◆ WORK TO COMPLETE ◆
Begin with the first line of the material and copy each line word for word through the line that contains "40, 40, 40]"; the pictures are left out.

*** RECORDED DATA ***

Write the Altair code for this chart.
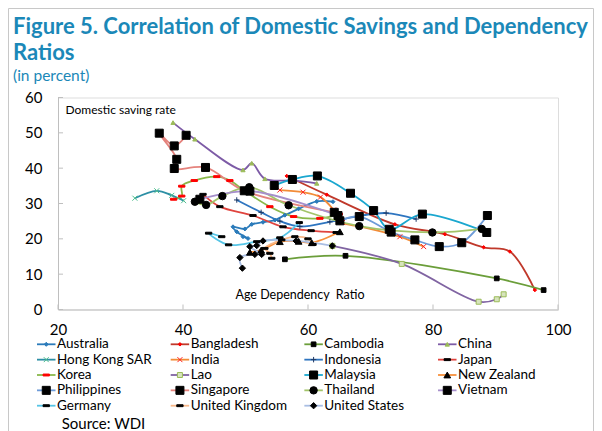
import altair as alt
import pandas as pd

SERIES = ["Australia", "Bangladesh", "Cambodia", "China",
          "Hong Kong SAR", "India", "Indonesia", "Japan",
          "Korea", "Lao", "Malaysia", "New Zealand",
          "Philippines", "Singapore", "Thailand", "Vietnam",
          "Germany", "United Kingdom", "United States"]

LINE_COLORS = ["#2b7bba", "#c0392b", "#6b9e3a", "#7d5ba6",
               "#2d8fa5", "#f28c38", "#2e75c0", "#e0443e",
               "#8ab84a", "#8064a2", "#1aa7cf", "#f7913d",
               "#6d9bd8", "#e5837d", "#a3c46a", "#a68fcb",
               "#56c5e6", "#f9b98a", "#a9bee3"]

DASH = "M-1,-0.3L1,-0.3L1,0.3L-1,0.3Z"
XMARK = "M-1,-1L1,1M-1,1L1,-1"
PLUS = "M-1,0L1,0M0,-1L0,1"

MARKER_SHAPES = ["diamond", "diamond", "square", "triangle-up",
                 XMARK, XMARK, PLUS, DASH,
                 DASH, "square", "square", "triangle-up",
                 "square", "square", "circle", "square",
                 DASH, DASH, "diamond"]
MARKER_FILLS = ["#2b7bba", "#ff0000", "#000000", "#9bbb59",
                "transparent", "transparent", "transparent", "#000000",
                "#ff0000", "#d7e4bd", "#000000", "#000000",
                "#000000", "#000000", "#000000", "#000000",
                "#000000", "#000000", "#000000"]
MARKER_STROKES = ["#2b7bba", "#ff0000", "#000000", "#9bbb59",
                  "#4fbf8f", "#ff2020", "#1f3864", "#000000",
                  "#ff0000", "#9bbb59", "#000000", "#000000",
                  "#000000", "#000000", "#000000", "#000000",
                  "#000000", "#000000", "#000000"]
MARKER_SIZES = [16, 12, 22, 18,
                25, 25, 30, 40,
                40, 25, 64, 45,
                64, 64, 55, 64,
                40, 40, 40]

# age dependency ratio (x) and domestic saving rate (y), in percent
AUSTRALIA_DEP = [64.0, 61.4, 58.5, 56.3, 54.7, 52.8, 51.0, 49.9, 48.0, 48.6, 50.4, 49.6]
AUSTRALIA_SAV = [30.5, 30.6, 28.5, 26.7, 25.3, 24.7, 24.1, 22.8, 23.4, 22.0, 20.1, 20.6]
BANGLADESH_DEP = [56.6, 63.0, 73.9, 81.9, 88.1, 92.3, 96.3]
BANGLADESH_SAV = [37.8, 32.5, 24.1, 21.3, 17.6, 16.4, 5.5]
CAMBODIA_DEP = [56.3, 66.0, 90.2, 97.7]
CAMBODIA_SAV = [14.2, 15.2, 8.8, 5.5]
CHINA_DEP = [38.4, 41.9, 49.6, 51.0, 53.1, 57.9, 61.4]
CHINA_SAV = [52.9, 48.2, 39.5, 41.4, 37.0, 36.5, 35.7]
HONGKONG_DEP = [32.3, 35.8, 38.2, 40.1]
HONGKONG_SAV = [31.5, 33.6, 32.3, 30.8]
INDIA_DEP = [55.5, 59.2, 62.0, 64.1, 65.5, 68.3, 74.7, 78.5]
INDIA_SAV = [33.8, 33.2, 31.8, 28.2, 24.6, 23.5, 20.6, 17.8]
INDONESIA_DEP = [48.6, 52.5, 55.5, 58.7, 63.5, 68.3, 72.5, 77.3]
INDONESIA_SAV = [31.0, 27.5, 25.0, 23.5, 24.8, 26.5, 27.3, 25.6]
JAPAN_DEP = [43.2, 45.9, 51.2, 56.0, 60.5, 64.5]
JAPAN_SAV = [32.6, 29.1, 26.6, 23.4, 22.3, 21.8]
KOREA_DEP = [38.5, 39.8, 39.8, 41.8, 45.4, 47.5, 49.7, 53.9, 57.7, 61.9, 65.0]
KOREA_SAV = [31.2, 32.1, 34.9, 36.5, 37.6, 36.5, 33.8, 29.1, 26.3, 25.8, 27.0]
LAO_DEP = [63.9, 75.0, 87.3, 90.2, 91.3]
LAO_SAV = [18.0, 12.9, 2.2, 2.9, 4.3]
MALAYSIA_DEP = [54.6, 57.5, 61.5, 66.8, 70.5, 73.0, 78.3, 88.6]
MALAYSIA_SAV = [35.1, 36.8, 37.8, 32.9, 28.0, 22.7, 27.0, 21.8]
NEWZEALAND_DEP = [50.7, 52.5, 55.5, 58.5, 60.6, 65.1]
NEWZEALAND_SAV = [16.2, 16.8, 19.2, 19.3, 18.9, 22.0]
PHILIPPINES_DEP = [65.1, 68.2, 73.3, 77.1, 81.0, 84.6, 88.7]
PHILIPPINES_SAV = [25.1, 26.3, 21.9, 19.7, 17.8, 18.9, 26.6]
SINGAPORE_DEP = [64.2, 49.8, 43.6, 38.6, 39.0, 36.2, 38.6, 40.5]
SINGAPORE_SAV = [27.5, 33.6, 40.2, 39.9, 42.5, 49.9, 46.3, 49.3]
THAILAND_DEP = [87.8, 79.9, 68.2, 56.9, 50.6, 46.3, 43.7, 41.9]
THAILAND_SAV = [22.8, 21.8, 23.6, 29.5, 34.6, 32.1, 29.6, 30.5]
VIETNAM_DEP = [42.7, 50.7, 64.8]
VIETNAM_SAV = [31.2, 33.5, 26.6]
GERMANY_DEP = [46.2, 44.1, 47.3, 51.8, 55.5, 58.6]
GERMANY_SAV = [20.6, 21.6, 18.3, 19.2, 20.3, 24.6]
UK_DEP = [54.2, 53.9, 53.1, 55.8, 57.9, 60.0, 60.8]
UK_SAV = [14.5, 15.9, 17.3, 19.7, 20.6, 20.0, 18.4]
US_DEP = [63.9, 58.1, 52.8, 51.8, 50.7, 52.6, 51.5, 49.1, 49.5]
US_SAV = [18.0, 19.4, 19.4, 18.1, 17.8, 15.6, 15.6, 14.7, 11.7]

X_TICKS = [20, 40, 60, 80, 100]
Y_TICKS = [0, 10, 20, 30, 40, 50, 60]

SERIES_DATA = [
    (AUSTRALIA_DEP, AUSTRALIA_SAV), (BANGLADESH_DEP, BANGLADESH_SAV),
    (CAMBODIA_DEP, CAMBODIA_SAV), (CHINA_DEP, CHINA_SAV),
    (HONGKONG_DEP, HONGKONG_SAV), (INDIA_DEP, INDIA_SAV),
    (INDONESIA_DEP, INDONESIA_SAV), (JAPAN_DEP, JAPAN_SAV),
    (KOREA_DEP, KOREA_SAV), (LAO_DEP, LAO_SAV),
    (MALAYSIA_DEP, MALAYSIA_SAV), (NEWZEALAND_DEP, NEWZEALAND_SAV),
    (PHILIPPINES_DEP, PHILIPPINES_SAV), (SINGAPORE_DEP, SINGAPORE_SAV),
    (THAILAND_DEP, THAILAND_SAV), (VIETNAM_DEP, VIETNAM_SAV),
    (GERMANY_DEP, GERMANY_SAV), (UK_DEP, UK_SAV), (US_DEP, US_SAV),
]

rows = []
for k, (name, (xs, ys)) in enumerate(zip(SERIES, SERIES_DATA)):
    for i, (xv, yv) in enumerate(zip(xs, ys)):
        rows.append({"series": name, "k": k, "i": i, "x": xv, "y": yv})
df = pd.DataFrame(rows)

legend_df = pd.DataFrame({
    "series": SERIES,
    "col": [k % 4 for k in range(len(SERIES))],
    "row": [k // 4 for k in range(len(SERIES))],
})

FONT = "Lato"
BLUE = "#1b88b8"
GRAY = "#bfbfbf"

xs = alt.Scale(domain=[20, 100], nice=False, zero=False)
ys = alt.Scale(domain=[0, 60], nice=False, zero=True)

x_axis = alt.Axis(values=X_TICKS, title="Age Dependency\u00a0 Ratio", titleX=177, titleY=-11.5,
                  titleAlign="left", titleBaseline="alphabetic", titleFontWeight="normal",
                  titleFontSize=12.5, titleColor="#000000", titleFont=FONT,
                  labelFontSize=15, labelColor="#000000", labelPadding=12.5, labelFlush=False,
                  labelOverlap=False, tickSize=0, ticks=False, grid=False,
                  domainColor=GRAY, labelFont=FONT)
y_axis = alt.Axis(values=Y_TICKS, title="Domestic saving rate", titleAngle=0, titleX=7, titleY=15.5,
                  titleAlign="left", titleBaseline="alphabetic", titleFontWeight="normal",
                  titleFontSize=12, titleColor="#000000", titleFont=FONT,
                  labelFontSize=15, labelColor="#000000", labelPadding=16, tickSize=0, ticks=False,
                  grid=False, domainColor=GRAY, labelFont=FONT)

X = alt.X("x:Q", scale=xs, axis=x_axis)
Y = alt.Y("y:Q", scale=ys, axis=y_axis)

color_s = alt.Color("series:N", scale=alt.Scale(domain=SERIES, range=LINE_COLORS), legend=None)
fill_s = alt.Fill("series:N", scale=alt.Scale(domain=SERIES, range=MARKER_FILLS), legend=None)
stroke_s = alt.Stroke("series:N", scale=alt.Scale(domain=SERIES, range=MARKER_STROKES), legend=None)
shape_s = alt.Shape("series:N", scale=alt.Scale(domain=SERIES, range=MARKER_SHAPES), legend=None)
size_s = alt.Size("series:N", scale=alt.Scale(type="ordinal", domain=SERIES, range=MARKER_SIZES), legend=None)

lines = alt.Chart(df).mark_line(interpolate="catmull-rom", strokeWidth=1.8).encode(
    x=X, y=Y, color=color_s, order="i:Q")
points = alt.Chart(df).mark_point(opacity=1, strokeWidth=1).encode(
    x=X, y=Y, fill=fill_s, stroke=stroke_s, shape=shape_s, size=size_s)

xt = alt.Chart(pd.DataFrame({"x": X_TICKS})).mark_rule(color=GRAY, strokeWidth=1).encode(
    x=X, y=alt.value(212), y2=alt.value(207))
yt = alt.Chart(pd.DataFrame({"y": Y_TICKS})).mark_rule(color=GRAY, strokeWidth=1).encode(
    y=Y, x=alt.value(0), x2=alt.value(5))

main = alt.layer(xt, yt, lines, points)

lx = alt.X("col:Q", scale=alt.Scale(domain=[0, 4], range=[-21, 513.7], nice=False, zero=False), axis=None)
ly = alt.Y("row:Q", scale=alt.Scale(domain=[0, 5], range=[246.8, 323.55], nice=False, zero=False), axis=None)

lrule = alt.Chart(legend_df).mark_rule(strokeWidth=1.8, x2Offset=18.5).encode(
    x=lx, x2="col:Q", y=ly, color=color_s)
lpts = alt.Chart(legend_df).mark_point(opacity=1, strokeWidth=1, xOffset=9.25).encode(
    x=lx, y=ly, fill=fill_s, stroke=stroke_s, shape=shape_s, size=size_s)
ltext = alt.Chart(legend_df).mark_text(align="left", baseline="middle", dx=20, fontSize=13.5,
                                       font=FONT, color="#000000").encode(
    x=lx, y=ly, text="series:N")
source = alt.Chart(pd.DataFrame({"t": ["Source: WDI"]})).mark_text(
    align="left", baseline="alphabetic", fontSize=15, font=FONT, color="#000000").encode(
    text="t:N", x=alt.value(3.7), y=alt.value(331))

# light grey frame around the whole figure
frame = alt.Chart(pd.DataFrame({"t": ["frame"]})).mark_rect(
    fill="transparent", stroke="#c8c8c8", strokeWidth=1).encode(
    x=alt.value(-49.5), x2=alt.value(535.5), y=alt.value(-89), y2=alt.value(340))

legend = alt.layer(lrule, lpts, ltext, source, frame)

chart = alt.layer(main, legend).resolve_scale(x="independent", y="independent").properties(
    width=500, height=212,
    autosize=alt.AutoSizeParams(type="none"),
    padding={"left": 50, "top": 89.5, "right": 36, "bottom": 121.5},
    title=alt.TitleParams(
        text=["Figure 5. Correlation of Domestic Savings and Dependency", "Ratios"],
        subtitle=["(in percent)"], anchor="start", frame="group", dx=-45,
        font=FONT, fontSize=22, fontWeight="bold", color=BLUE, lineHeight=26,
        subtitleFont=FONT, subtitleFontSize=15.5, subtitleColor=BLUE, subtitlePadding=4,
        offset=-77),
).configure_view(stroke=GRAY, strokeWidth=1).configure(font=FONT)

chart.save("out.html", embed_options={"renderer": "svg", "actions": False})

***

◆ RESULT BELOW ◆
Write the Altair code for this chart.
import altair as alt
import pandas as pd

SERIES = ["Australia", "Bangladesh", "Cambodia", "China",
          "Hong Kong SAR", "India", "Indonesia", "Japan",
          "Korea", "Lao", "Malaysia", "New Zealand",
          "Philippines", "Singapore", "Thailand", "Vietnam",
          "Germany", "United Kingdom", "United States"]

LINE_COLORS = ["#2b7bba", "#c0392b", "#6b9e3a", "#7d5ba6",
               "#2d8fa5", "#f28c38", "#2e75c0", "#e0443e",
               "#8ab84a", "#8064a2", "#1aa7cf", "#f7913d",
               "#6d9bd8", "#e5837d", "#a3c46a", "#a68fcb",
               "#56c5e6", "#f9b98a", "#a9bee3"]

DASH = "M-1,-0.3L1,-0.3L1,0.3L-1,0.3Z"
XMARK = "M-1,-1L1,1M-1,1L1,-1"
PLUS = "M-1,0L1,0M0,-1L0,1"

MARKER_SHAPES = ["diamond", "diamond", "square", "triangle-up",
                 XMARK, XMARK, PLUS, DASH,
                 DASH, "square", "square", "triangle-up",
                 "square", "square", "circle", "square",
                 DASH, DASH, "diamond"]
MARKER_FILLS = ["#2b7bba", "#ff0000", "#000000", "#9bbb59",
                "transparent", "transparent", "transparent", "#000000",
                "#ff0000", "#d7e4bd", "#000000", "#000000",
                "#000000", "#000000", "#000000", "#000000",
                "#000000", "#000000", "#000000"]
MARKER_STROKES = ["#2b7bba", "#ff0000", "#000000", "#9bbb59",
                  "#4fbf8f", "#ff2020", "#1f3864", "#000000",
                  "#ff0000", "#9bbb59", "#000000", "#000000",
                  "#000000", "#000000", "#000000", "#000000",
                  "#000000", "#000000", "#000000"]
MARKER_SIZES = [16, 12, 22, 18,
                25, 25, 30, 40,
                40, 25, 64, 45,
                64, 64, 55, 64,
                40, 40, 40]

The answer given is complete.